Uitspraak
1.De procedure
2.De feiten
De algemene verplichtingen van huurder
Rechtbank Zeeland-West-Brabant
In deze zaak heeft de Rechtbank Zeeland-West-Brabant op 17 december 2024 in kort geding uitspraak gedaan over de ontruiming van een woning. De eisende partij, Stichting Woonkwartier, heeft de vordering ingesteld tegen een gedaagde die ernstige overlast veroorzaakt aan omwonenden en medewerkers van Woonkwartier. De overlast, die al sinds 2013 aanhoudt, omvat schreeuwen, schelden, beledigingen en bedreigingen. Ondanks herhaalde waarschuwingen van Woonkwartier heeft de gedaagde zijn gedrag niet veranderd, wat heeft geleid tot de inzet van beveiliging in de wijk. De situatie is zo ernstig dat de burgemeester van Moerdijk heeft verzocht om verdere maatregelen tegen de gedaagde.

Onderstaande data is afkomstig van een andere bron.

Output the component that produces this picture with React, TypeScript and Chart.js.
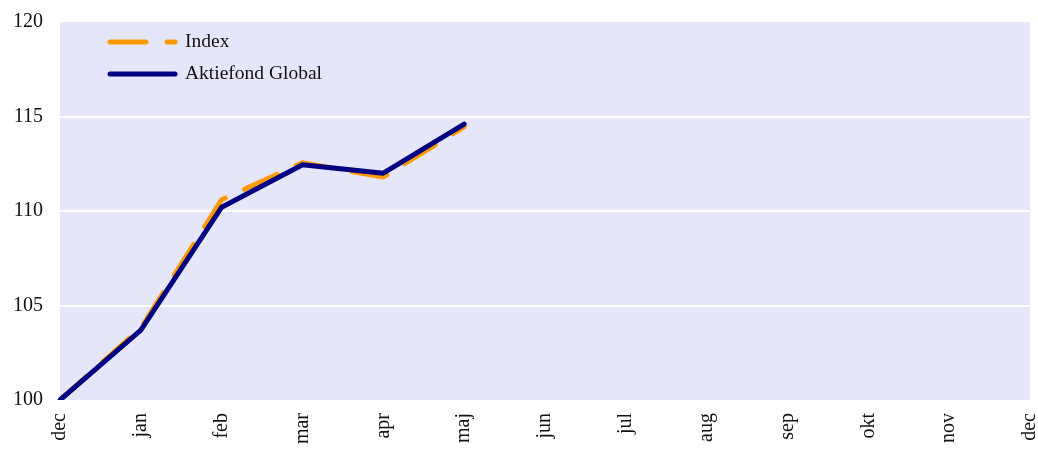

De kantonrechter heeft vastgesteld dat de gedaagde, hoewel behoorlijk gedagvaard, niet is verschenen en geen verweer heeft gevoerd. Hierdoor is verstek verleend. De rechter oordeelt dat de vordering van Woonkwartier niet onrechtmatig of ongegrond is. Gezien de ernst van de overlast en het spoedeisende belang van Woonkwartier, is de ontruiming van de woning gerechtvaardigd. De rechter heeft de gedaagde veroordeeld om de woning binnen veertien dagen na betekening van het vonnis te ontruimen en te verlaten, en om een maandelijkse huurprijs van € 548,51 te betalen, vermeerderd met wettelijke rente. Tevens is de gedaagde veroordeeld in de proceskosten, die zijn begroot op € 945,38.
De beslissing van de kantonrechter is uitvoerbaar bij voorraad verklaard, wat betekent dat de ontruiming kan plaatsvinden voordat de gedaagde eventueel in hoger beroep gaat. De rechter heeft afgewezen wat verder is gevorderd.